I am fascinated by the fact that while starting well behind the effort to create autonomous cars, the development of autonomous flying vehicles has been moving like lightning. The industry has been working on flying cars since the 1940s, with the result generally being vehicles that neither drive nor fly very well. One flying effort that cost something like US$250K back in the 1970s, which was a bad blend of Cessna Skymaster and Ford Pinto, literally killed all the executives in the company.
Today there are a lot of interesting ideas, though. Most of the good ones don't even try to be cars but instead focus on being great short-range fliers. (It is far easier to create autonomous planes than cars. Where the planes are hitting problems is electrical range and FAA regulations.)
One of the best examples is the Boeing flying taxi, which completed its first successful flight last week. This is a VTOL (vertical take off and landing) vehicle with an operational range of 50 miles. That is well within a taxi travel envelope, particularly when you consider that it can fly in a straight line and avoid traffic or turns.
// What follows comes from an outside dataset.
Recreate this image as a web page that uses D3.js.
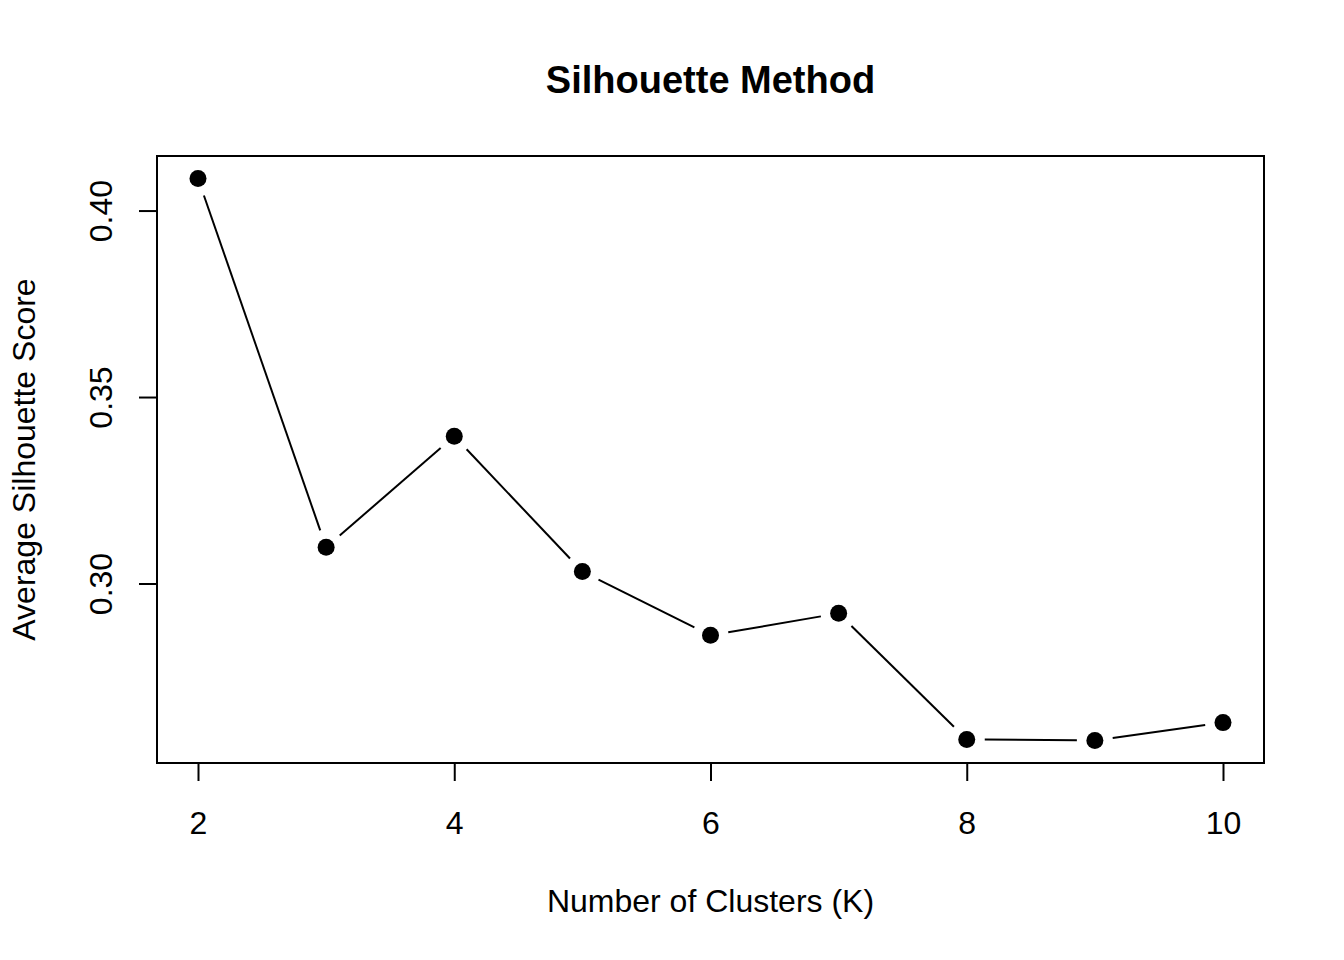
<!DOCTYPE html>
<html lang="en">
<head>
  <meta charset="utf-8">
  <title>Silhouette Method</title>
  <script src="https://d3js.org/d3.v7.min.js"></script>
  <style>
    body { margin: 0; background: #fff; }
    svg text { font-family: "Liberation Sans", Arial, Helvetica, sans-serif; fill: #000; }
  </style>
</head>
<body>
  <div id="chart"></div>
  <script>
    "use strict"

    // data
    var clusters = [2, 3, 4, 5, 6, 7, 8, 9, 10];
    var silhouette = [0.4086, 0.3097, 0.3395, 0.3032, 0.2861, 0.2920, 0.2582, 0.2579, 0.2627];
    var xTicks = [2, 4, 6, 8, 10];
    var yTicks = [0.30, 0.35, 0.40];

    var larguraSVG = 1344, alturaSVG = 960;
    var box = {left: 157, right: 1264, top: 156, bottom: 763};

    // R style: extend range 4% each side
    function pad(ext) {
      var r = ext[1] - ext[0];
      return [ext[0] - 0.04 * r, ext[1] + 0.04 * r];
    }

    var x = d3.scaleLinear()
      .domain(pad(d3.extent(clusters)))
      .range([box.left, box.right]);

    var y = d3.scaleLinear()
      .domain(pad(d3.extent(silhouette)))
      .range([box.bottom, box.top]);

    var svg = d3.select('#chart').append('svg')
      .attr('width', larguraSVG)
      .attr('height', alturaSVG);

    // axes
    var eixoX = svg.append('g')
      .attr('transform', 'translate(0,' + box.bottom + ')')
      .call(d3.axisBottom(x).tickValues(xTicks).tickSize(18).tickPadding(30).tickFormat(d3.format('d')));
    eixoX.select('.domain')
      .attr('d', 'M' + x(xTicks[0]) + ',0H' + x(xTicks[xTicks.length - 1]))
      .attr('stroke-width', 2);

    var eixoY = svg.append('g')
      .attr('transform', 'translate(' + box.left + ',0)')
      .call(d3.axisLeft(y).tickValues(yTicks).tickSize(18).tickFormat(d3.format('.2f')));
    eixoY.select('.domain')
      .attr('d', 'M0,' + y(yTicks[0]) + 'V' + y(yTicks[yTicks.length - 1]))
      .attr('stroke-width', 2);

    svg.selectAll('.tick line').attr('stroke-width', 2);
    eixoX.selectAll('.tick text')
      .style('font-size', '32px')
      .attr('dy', '0.71em');
    eixoY.selectAll('.tick text')
      .style('font-size', '32px')
      .attr('text-anchor', 'middle')
      .attr('x', 0).attr('dy', 0)
      .attr('transform', 'translate(-45,0) rotate(-90)')
      .attr('y', 0);
    svg.selectAll('.tick text').attr('fill', '#000');

    // plot box
    svg.append('rect')
      .attr('x', box.left).attr('y', box.top)
      .attr('width', box.right - box.left)
      .attr('height', box.bottom - box.top)
      .attr('fill', 'none')
      .attr('stroke', '#000')
      .attr('stroke-width', 2);

    // line segments with gaps (type = "b")
    var pontos = clusters.map(function (k, i) { return [x(k), y(silhouette[i])]; });
    var gap = 18;
    var segs = d3.pairs(pontos).map(function (p) {
      var dx = p[1][0] - p[0][0], dy = p[1][1] - p[0][1];
      var len = Math.sqrt(dx * dx + dy * dy);
      var ux = dx / len, uy = dy / len;
      return [p[0][0] + ux * gap, p[0][1] + uy * gap, p[1][0] - ux * gap, p[1][1] - uy * gap];
    });

    svg.append('g').selectAll('line')
      .data(segs)
      .enter().append('line')
        .attr('x1', d => d[0]).attr('y1', d => d[1])
        .attr('x2', d => d[2]).attr('y2', d => d[3])
        .attr('stroke', '#000')
        .attr('stroke-width', 2);

    svg.append('g').selectAll('circle')
      .data(pontos)
      .enter().append('circle')
        .attr('cx', d => d[0])
        .attr('cy', d => d[1])
        .attr('r', 8.5)
        .attr('fill', '#000');

    // titles
    svg.append('text')
      .attr('x', (box.left + box.right) / 2)
      .attr('y', 93)
      .attr('text-anchor', 'middle')
      .style('font-size', '38px')
      .style('font-weight', 'bold')
      .text('Silhouette Method');

    svg.append('text')
      .attr('x', (box.left + box.right) / 2)
      .attr('y', 912)
      .attr('text-anchor', 'middle')
      .style('font-size', '32px')
      .text('Number of Clusters (K)');

    svg.append('text')
      .attr('transform', 'translate(35,' + ((box.top + box.bottom) / 2) + ') rotate(-90)')
      .attr('text-anchor', 'middle')
      .style('font-size', '32px')
      .text('Average Silhouette Score');
  </script>
</body>
</html>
It is a brilliant piece of engineering.
Boeing 'Flying Taxi' Prototype
While it isn't clear if this is the vehicle that Boeing is jointly developing with Uber, it is an amazing plane and, in this form, it is also electric.
Fully autonomous, this could become the way many of us get to where we are going, particularly if we are going to the airport or to a building that has one of those unused heliports on the top.
It is a working flying taxi, and I can't think of a better reason to make the Boing Flying Taxi my product of the week.